The President of Manufacturers Association of Nigeria MAN, Mr. Frank Jacobs and Director General of the Lagos Chamber of Commerce and Industry LCCI, Mr. Muda Yusuf, at the weekend predicted that many manufacturing companies would face very tough times this year due to the government’s foreign exchange restriction policy.

The MAN President noted that many operators in the nation’s real sector closed shop in 2015 due to harsh operating environment characterised by poor infrastructure, low consumer demand and unfair competition from low quality products smuggled into the country, warning that many more firms would close down due to the foreign exchange policy.

“These companies have invested heavily in plants, equipment and machinery worth several billions of dollars in the country and what the CBN is indirectly telling them is that it is not bothered about the challenges this policy has posed to our members with the attendant loss of jobs”, the MAN boss said

While calling on the Federal Government to have a rethink on the policy by making foreign exchange available for real sector operators that need to import raw materials, he warned that if not reversed, the policy will lead to the closure of more companies.

Yusuf, who also spoke on the development, warned that unless something urgent was done, the policy would portend a great danger for the Nigerian economy, especially in the first quarter of 2016.

According to him, one of the direct implications of the policy is that many firms would be left with only one alternative, which is to embark on a mass sack of their work force in a desperate move to reduce cost in order to remain afloat.

He clarified: “The position of the LCCI is that we want the CBN to lift the ban on foreign exchange now because government needs to do something urgently to convince Nigerians, private sector operators and manufacturers in the New Year.
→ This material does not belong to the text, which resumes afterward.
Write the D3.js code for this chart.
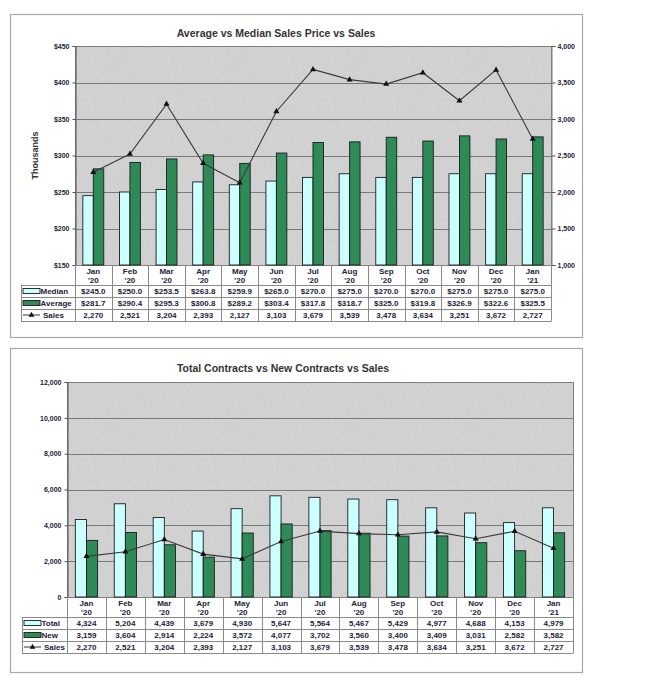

We believe that lifting the restriction on foreign exchange and adjusting the exchange rate of the naira will make substantial impact on the nation’s economic recovery in the New Year.

“We have previously engaged the CBN and other authorities through several media including dialogue sessions and memoranda as part of efforts to draw attention to the implications of its restrictive poreign exchange policy, not only on the business community but also on the nation’s economy as a whole”, Yusuf added.

He said that the Chamber and indeed all real sector operators and the entire business community were very concerned about the current state of the economy and the consequences of the foreign exchange policy thrust in the past few months.

It would be recalled that the Central Bank of Nigeria, CBN, had last year as part of measures to stem the sharp decline in the value of the naira against other foreign currencies excluded some 41 items of imports, including some raw materials, from sourcing foreign exchange from the official market windows.